### WHAT YOU WILL DO:
Find all lines in the listing that include the word "this", then copy them.

### EXTRACTED DATA:
■ ■ ■ ■ ■ ■ ■

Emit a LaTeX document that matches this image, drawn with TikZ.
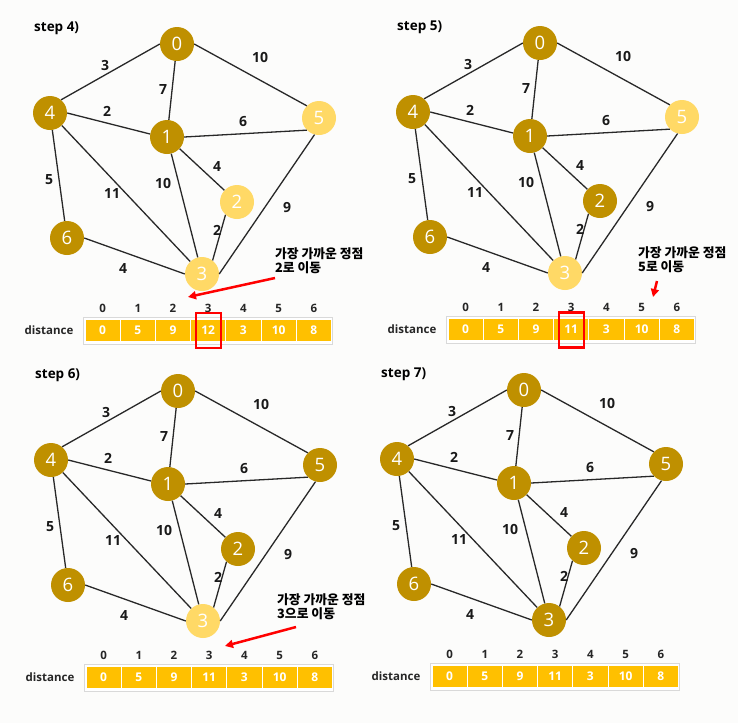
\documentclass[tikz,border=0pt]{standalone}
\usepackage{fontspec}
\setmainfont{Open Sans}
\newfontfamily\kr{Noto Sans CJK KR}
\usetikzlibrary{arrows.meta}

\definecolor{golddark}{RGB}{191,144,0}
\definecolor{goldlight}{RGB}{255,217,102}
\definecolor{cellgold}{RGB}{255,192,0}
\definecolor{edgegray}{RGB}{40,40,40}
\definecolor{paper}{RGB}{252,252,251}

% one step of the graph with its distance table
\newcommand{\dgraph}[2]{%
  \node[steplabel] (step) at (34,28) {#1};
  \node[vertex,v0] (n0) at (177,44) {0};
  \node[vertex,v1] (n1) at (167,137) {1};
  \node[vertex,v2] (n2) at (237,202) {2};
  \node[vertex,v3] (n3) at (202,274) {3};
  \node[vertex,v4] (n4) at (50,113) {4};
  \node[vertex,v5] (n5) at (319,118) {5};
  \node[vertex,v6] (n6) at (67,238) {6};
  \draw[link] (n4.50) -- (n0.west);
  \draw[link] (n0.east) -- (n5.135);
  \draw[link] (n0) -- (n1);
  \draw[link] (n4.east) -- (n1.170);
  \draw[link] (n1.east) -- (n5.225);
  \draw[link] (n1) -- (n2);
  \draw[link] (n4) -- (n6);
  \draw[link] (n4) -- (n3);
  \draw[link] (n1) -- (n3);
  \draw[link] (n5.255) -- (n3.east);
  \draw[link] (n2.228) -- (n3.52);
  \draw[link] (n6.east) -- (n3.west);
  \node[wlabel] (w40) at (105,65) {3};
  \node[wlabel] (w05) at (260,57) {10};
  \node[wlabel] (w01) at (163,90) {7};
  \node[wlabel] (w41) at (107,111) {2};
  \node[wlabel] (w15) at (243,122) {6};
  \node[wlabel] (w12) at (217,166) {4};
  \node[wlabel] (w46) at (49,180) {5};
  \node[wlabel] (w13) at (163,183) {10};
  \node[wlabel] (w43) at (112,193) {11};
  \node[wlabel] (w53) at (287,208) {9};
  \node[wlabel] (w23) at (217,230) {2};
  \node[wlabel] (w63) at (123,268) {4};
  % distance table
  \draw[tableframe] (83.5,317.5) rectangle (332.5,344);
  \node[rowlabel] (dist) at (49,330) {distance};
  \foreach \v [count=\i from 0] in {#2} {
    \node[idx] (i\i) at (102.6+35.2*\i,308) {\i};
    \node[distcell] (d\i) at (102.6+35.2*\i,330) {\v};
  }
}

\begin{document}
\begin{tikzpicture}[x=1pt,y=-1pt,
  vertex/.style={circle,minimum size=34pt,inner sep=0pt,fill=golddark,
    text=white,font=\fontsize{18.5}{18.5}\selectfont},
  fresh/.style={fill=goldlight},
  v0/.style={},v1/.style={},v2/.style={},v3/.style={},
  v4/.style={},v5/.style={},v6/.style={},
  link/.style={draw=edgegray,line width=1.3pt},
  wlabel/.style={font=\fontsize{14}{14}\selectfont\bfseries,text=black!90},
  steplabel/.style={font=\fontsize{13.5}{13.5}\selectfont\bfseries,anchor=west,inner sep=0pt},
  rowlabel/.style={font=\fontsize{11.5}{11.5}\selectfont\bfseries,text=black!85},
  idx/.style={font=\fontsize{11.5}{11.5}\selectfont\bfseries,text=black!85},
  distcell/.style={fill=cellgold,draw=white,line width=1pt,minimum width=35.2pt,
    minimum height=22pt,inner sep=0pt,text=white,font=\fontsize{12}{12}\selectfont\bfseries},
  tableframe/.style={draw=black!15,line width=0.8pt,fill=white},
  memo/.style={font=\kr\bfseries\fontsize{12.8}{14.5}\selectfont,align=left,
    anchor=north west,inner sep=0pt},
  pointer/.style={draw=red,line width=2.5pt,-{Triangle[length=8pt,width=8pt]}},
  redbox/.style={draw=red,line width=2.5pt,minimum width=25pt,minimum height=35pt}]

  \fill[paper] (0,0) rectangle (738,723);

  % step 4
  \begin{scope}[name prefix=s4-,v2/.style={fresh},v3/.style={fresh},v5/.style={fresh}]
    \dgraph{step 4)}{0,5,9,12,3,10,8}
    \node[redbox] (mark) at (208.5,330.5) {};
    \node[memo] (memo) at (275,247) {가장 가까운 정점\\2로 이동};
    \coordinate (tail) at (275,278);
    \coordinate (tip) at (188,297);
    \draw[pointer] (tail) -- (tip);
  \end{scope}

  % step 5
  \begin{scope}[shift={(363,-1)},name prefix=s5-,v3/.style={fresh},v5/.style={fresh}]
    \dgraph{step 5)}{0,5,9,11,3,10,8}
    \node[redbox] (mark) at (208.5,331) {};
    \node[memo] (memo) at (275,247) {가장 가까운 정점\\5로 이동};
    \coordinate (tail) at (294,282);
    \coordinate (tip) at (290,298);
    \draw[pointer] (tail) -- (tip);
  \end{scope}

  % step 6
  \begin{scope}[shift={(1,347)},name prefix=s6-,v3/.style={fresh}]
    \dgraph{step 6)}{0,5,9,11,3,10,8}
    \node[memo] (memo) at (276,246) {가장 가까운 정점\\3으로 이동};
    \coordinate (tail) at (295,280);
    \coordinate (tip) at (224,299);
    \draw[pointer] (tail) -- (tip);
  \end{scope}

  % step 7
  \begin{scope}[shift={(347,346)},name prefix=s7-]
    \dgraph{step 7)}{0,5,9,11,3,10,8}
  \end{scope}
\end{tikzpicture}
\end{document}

■ ■ ■ ■ ■ ■ ■

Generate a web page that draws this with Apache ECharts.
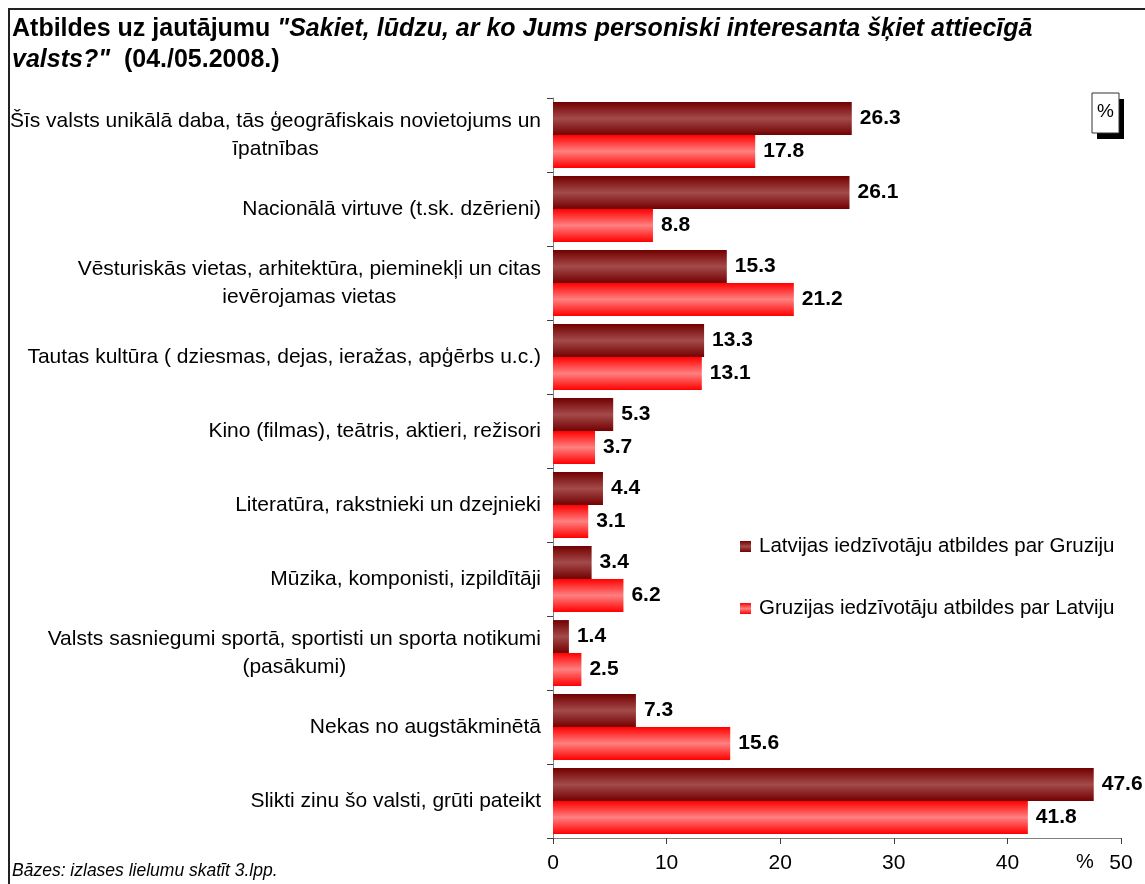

■ ■ ■ ■ ■ ■ ■

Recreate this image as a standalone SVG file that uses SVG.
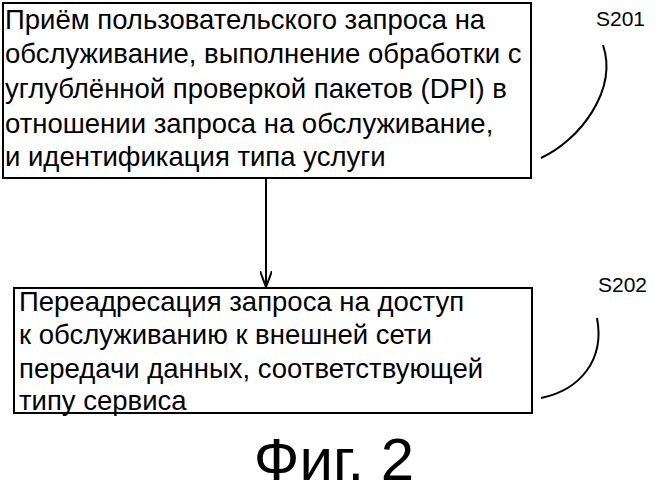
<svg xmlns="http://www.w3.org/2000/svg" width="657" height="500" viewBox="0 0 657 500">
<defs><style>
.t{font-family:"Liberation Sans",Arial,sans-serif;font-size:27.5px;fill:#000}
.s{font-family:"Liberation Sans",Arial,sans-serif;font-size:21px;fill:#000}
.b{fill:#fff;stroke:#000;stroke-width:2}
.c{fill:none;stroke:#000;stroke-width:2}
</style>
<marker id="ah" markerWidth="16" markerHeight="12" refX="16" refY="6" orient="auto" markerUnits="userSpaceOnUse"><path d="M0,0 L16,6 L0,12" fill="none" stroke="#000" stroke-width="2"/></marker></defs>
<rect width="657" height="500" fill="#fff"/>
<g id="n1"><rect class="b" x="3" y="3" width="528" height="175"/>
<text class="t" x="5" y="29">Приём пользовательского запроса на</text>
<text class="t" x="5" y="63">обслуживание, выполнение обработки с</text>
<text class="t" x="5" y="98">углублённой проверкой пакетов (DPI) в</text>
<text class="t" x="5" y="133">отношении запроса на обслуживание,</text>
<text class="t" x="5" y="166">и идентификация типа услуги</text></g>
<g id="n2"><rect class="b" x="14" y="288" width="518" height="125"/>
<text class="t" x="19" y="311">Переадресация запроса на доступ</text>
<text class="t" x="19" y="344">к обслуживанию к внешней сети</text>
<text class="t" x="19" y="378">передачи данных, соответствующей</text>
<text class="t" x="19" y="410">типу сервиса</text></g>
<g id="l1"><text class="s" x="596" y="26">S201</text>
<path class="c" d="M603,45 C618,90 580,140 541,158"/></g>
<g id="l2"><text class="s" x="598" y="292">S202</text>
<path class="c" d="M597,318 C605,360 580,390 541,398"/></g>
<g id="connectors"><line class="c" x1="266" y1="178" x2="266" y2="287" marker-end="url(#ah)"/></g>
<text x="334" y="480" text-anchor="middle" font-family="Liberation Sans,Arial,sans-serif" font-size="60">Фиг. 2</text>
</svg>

■ ■ ■ ■ ■ ■ ■

### EXERCISE RESPONSE:
Emit a LaTeX document that matches this image, drawn with TikZ.
Generate a web page that draws this with Apache ECharts.
Recreate this image as a standalone SVG file that uses SVG.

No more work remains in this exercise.